### WHAT TO DO
Leave out the pictures and retype only the lines from the opening line to the line that holds "from matplotlib.ticker import", both ends included.

## START DATASET ROWS

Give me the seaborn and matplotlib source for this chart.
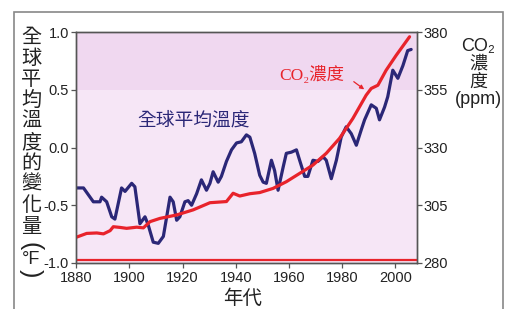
import numpy as np
import pandas as pd
import seaborn as sns
import matplotlib.pyplot as plt
from matplotlib.patches import Rectangle
from matplotlib.ticker import FixedLocator, FixedFormatter

# global mean temperature change (°F)
temp_years = [1880, 1882.8, 1886.5, 1889, 1889.6, 1891.5, 1893.4, 1894.6, 1897.1, 1898.4,
              1900.9, 1902.1, 1904, 1905.9, 1907.1, 1909, 1910.9, 1912.8, 1915.3, 1916.5,
              1917.8, 1919, 1920.9, 1922.1, 1923.4, 1925.3, 1927.1, 1929, 1930.3, 1931.5,
              1933.4, 1934.6, 1936.5, 1938.4, 1940.3, 1942.1, 1944, 1945.3, 1947.1, 1949,
              1950.3, 1951.5, 1953.4, 1954.6, 1955.9, 1957.8, 1959, 1960.9, 1962.8, 1964,
              1965.9, 1967.1, 1969, 1970.9, 1972.8, 1974, 1975.9, 1977.8, 1979.6, 1981.5,
              1983.4, 1985.3, 1987.1, 1988.4, 1990.9, 1992.8, 1994, 1995.9, 1997.1, 1999,
              2000.9, 2002.8, 2004.6, 2005.9]
temp_f = [-0.35, -0.35, -0.47, -0.47, -0.43, -0.47, -0.60, -0.62, -0.35, -0.38,
          -0.31, -0.34, -0.66, -0.60, -0.67, -0.82, -0.83, -0.77, -0.43, -0.47,
          -0.63, -0.60, -0.47, -0.46, -0.50, -0.40, -0.28, -0.37, -0.31, -0.21,
          -0.30, -0.25, -0.12, -0.02, 0.04, 0.05, 0.11, 0.09, -0.05, -0.24,
          -0.30, -0.31, -0.11, -0.20, -0.37, -0.17, -0.05, -0.04, -0.02, -0.11,
          -0.25, -0.25, -0.11, -0.12, -0.08, -0.11, -0.27, -0.11, 0.09, 0.18,
          0.12, 0.02, 0.15, 0.24, 0.37, 0.34, 0.24, 0.35, 0.44, 0.67,
          0.60, 0.71, 0.84, 0.85]

# CO2 concentration (ppm)
co2_years = [1880, 1884, 1887.8, 1890.3, 1892.8, 1894, 1896.5, 1899, 1902.8, 1905.3,
             1907.8, 1911.5, 1917.8, 1924, 1930.3, 1936.5, 1939, 1941.5, 1945.3, 1949,
             1954, 1959, 1964, 1969, 1974, 1979, 1984, 1989, 1990.9, 1993.4,
             1996.5, 2000.3, 2005.3]
co2_ppm = [291.1, 292.8, 293.0, 292.6, 294.0, 295.7, 295.4, 295.0, 295.5, 295.2,
           297.9, 299.3, 300.8, 303.0, 306.1, 306.6, 310.2, 309.0, 310.0, 310.5,
           312.3, 315.2, 318.8, 322.4, 327.5, 334.0, 342.6, 352.7, 355.6, 357.0,
           363.5, 370.0, 378.0]

year_ticks = [1880, 1900, 1920, 1940, 1960, 1980, 2000]
temp_ticks = [-1.0, -0.5, 0.0, 0.5, 1.0]
temp_tick_labels = ['-1.0', '-0.5', '0.0', '0.5', '1.0']
co2_ticks = [280, 305, 330, 355, 380]

navy = '#2b2777'
red = '#e8232b'
text_col = '#222222'

sns.set_style("white")
plt.rcParams['font.family'] = ['Liberation Sans', 'Noto Sans CJK TC', 'DejaVu Sans']
cjk = ['Noto Sans CJK TC', 'DejaVu Sans']

temp_df = pd.DataFrame({'year': temp_years, 'temp': temp_f})
co2_df = pd.DataFrame({'year': co2_years, 'co2': co2_ppm})

fig = plt.figure(figsize=(5.07, 3.09), dpi=100)
ax = fig.add_axes([0.150, 0.149, 0.672, 0.747])
ax.set_facecolor('#f6e6f6')
ax.axhspan(0.5, 1.0, color='#f0d8f0', zorder=0, lw=0)

sns.lineplot(data=temp_df, x='year', y='temp', ax=ax, color=navy, lw=2.3)
ax.set_xlim(1880, 2008)
ax.set_ylim(-1, 1)
ax.set_xlabel('')
ax.set_ylabel('')

ax2 = ax.twinx()
sns.lineplot(data=co2_df, x='year', y='co2', ax=ax2, color=red, lw=2.3)
ax2.axhline(281.3, color=red, lw=1.6)
ax2.set_ylim(280, 380)
ax2.set_ylabel('')

ax.xaxis.set_major_locator(FixedLocator(year_ticks))
ax.yaxis.set_major_locator(FixedLocator(temp_ticks))
ax.yaxis.set_major_formatter(FixedFormatter(temp_tick_labels))
ax2.yaxis.set_major_locator(FixedLocator(co2_ticks))

for a in (ax, ax2):
    for s in a.spines.values():
        s.set_color('#555555')
        s.set_linewidth(1.0)
    a.tick_params(direction='out', length=3.5, width=0.9, color='#555555',
                  labelsize=10.5, labelcolor=text_col, pad=1.5)
ax.tick_params(axis='x', pad=2, bottom=True)
ax.tick_params(axis='y', left=True)
ax2.tick_params(axis='y', right=True)

ax.text(1924, 0.24, '全球平均溫度', color=navy, fontsize=13.5, family=cjk,
        ha='center', va='center')
ax.text(1956.5, 0.63, 'CO₂濃度', color=red, fontsize=12.5,
        family=['Liberation Serif', 'Noto Sans CJK TC', 'DejaVu Sans'],
        ha='left', va='center')
ax.annotate('', xy=(1989.1, 0.49), xytext=(1983.5, 0.585),
            arrowprops=dict(arrowstyle='-|>', color=red, lw=0.9,
                            mutation_scale=6))

# vertical left label, one character per line
left_chars = ['全', '球', '平', '均', '溫', '度', '的', '變', '化', '量']
fig.text(31 / 507, 1 - 132 / 309, '\n'.join(left_chars), fontsize=14.5, family=cjk,
         color=text_col, ha='center', va='center', linespacing=1.0)
fig.text(31 / 507, 1 - 246 / 309, '(', fontsize=18, rotation=-90, color=text_col,
         ha='center', va='center')
fig.text(31 / 507, 1 - 259 / 309, '°F', fontsize=13, color=text_col,
         ha='center', va='center')
fig.text(31 / 507, 1 - 273 / 309, ')', fontsize=18, rotation=-90, color=text_col,
         ha='center', va='center')

fig.text(478 / 507, 1 - 73 / 309, 'CO₂\n濃\n度\n(ppm)', fontsize=13,
         color=text_col, ha='center', va='center', linespacing=1.05)
fig.text(243 / 507, 1 - 298 / 309, '年代', fontsize=14, family=cjk,
         color=text_col, ha='center', va='center')

fig.patches.append(Rectangle((14 / 507, -0.02), (503 - 14) / 507, 1 - 12 / 309 + 0.02,
                             transform=fig.transFigure, fill=False,
                             edgecolor='#888888', lw=1.2))

fig.savefig('out.png', dpi=100)
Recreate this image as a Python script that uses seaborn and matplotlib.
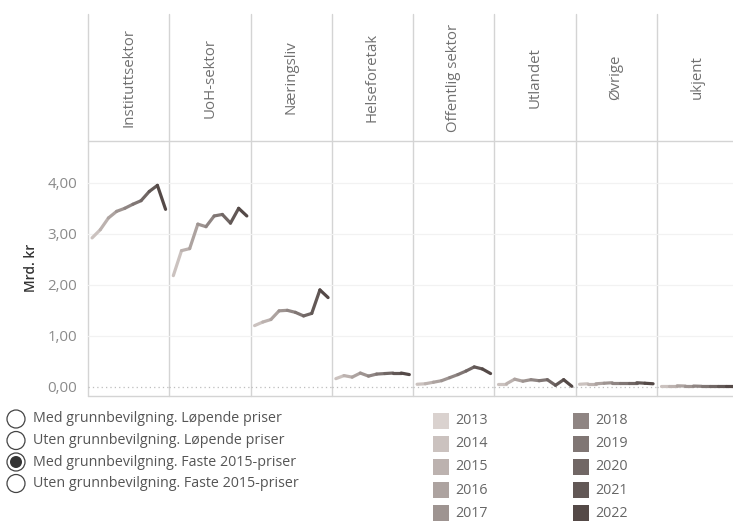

## END DATASET ROWS

### RESPONSE TO THE TASK
Give me the seaborn and matplotlib source for this chart.
import numpy as np
import pandas as pd
import seaborn as sns
import matplotlib.pyplot as plt
from matplotlib.patches import Rectangle
from matplotlib.ticker import FixedLocator, FixedFormatter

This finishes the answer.